Tra i commentatori e gli analisti di difesa esiste però una convergenza: se ben strutturata, la leva volontaria potrebbe essere uno strumento utile per rafforzare la difesa, potenziare la riserva e fare dell’Italia un paese preparato a scenari di crisi globale. Ma l’attenzione è alta su come verranno definiti regolamenti, diritti, percorsi e coinvolgimento civico.
La trasformazione del modello di difesa
Se il disegno di legge di Crosetto passerà — e sarà approvato dal Parlamento — l’Italia potrebbe avviare nei prossimi anni un importante cambiamento di paradigma: da un modello di difesa basato su forze permanenti ridotte, a un sistema ibrido, che combina professionisti di carriera con riserve volenterose e flessibili.
-
un aumento numerico delle forze armate — attive e di riserva — in grado di rispondere a crisi, emergenze, protezione territoriale;
-
la creazione di un bacino ampio di volontari motivati, giovani e non, con competenze civili e professionali anche fuori dal contesto militare;
-
un rafforzamento della capacità di intervento non solo in operazioni all’estero, ma — se previsto — anche in operazioni di protezione civile, monitoraggio territoriale, cyber‑difesa;
-
un ripensamento del rapporto tra cittadini e istituzioni, con il concetto di difesa come impegno collettivo e non solo professionale.

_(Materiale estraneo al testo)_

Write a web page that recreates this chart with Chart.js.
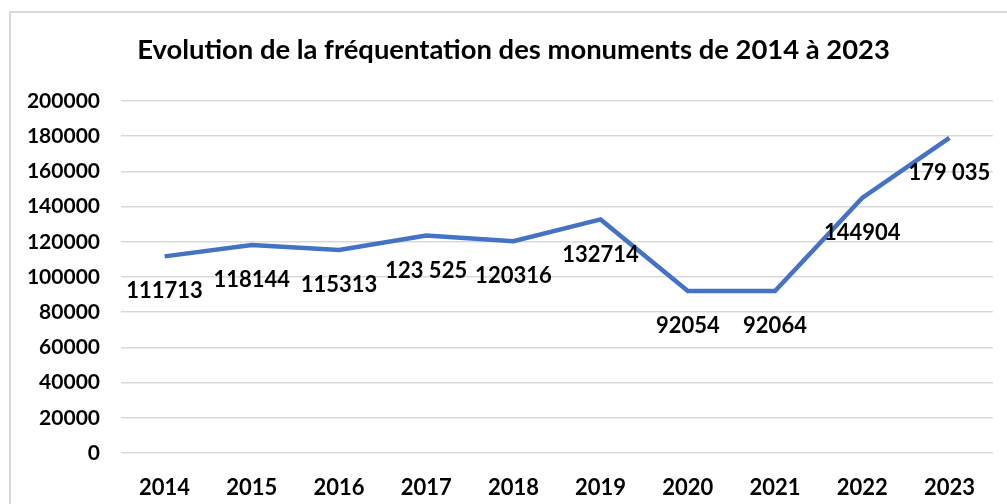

Tuttavia, molto dipenderà da come sarà costruito il sistema: quali tutele per i volontari, quali percorsi di carriera, quali diritti, quali limiti. Il pericolo — come sempre — è che l’idea nata come rafforzamento possa trasformarsi in militarizzazione sociale, o in un obbligo di fatto per fasce fragili della popolazione.
Una proposta che apre il dibattito
Il servizio militare volontario, se costruito con rigore, trasparenza e rispetto dei diritti, potrebbe offrire all’Italia una riserva strategica preziosa: un ponte tra istituzioni e società, un modo per prepararsi a tempi incerti senza imporre obblighi indiscriminati.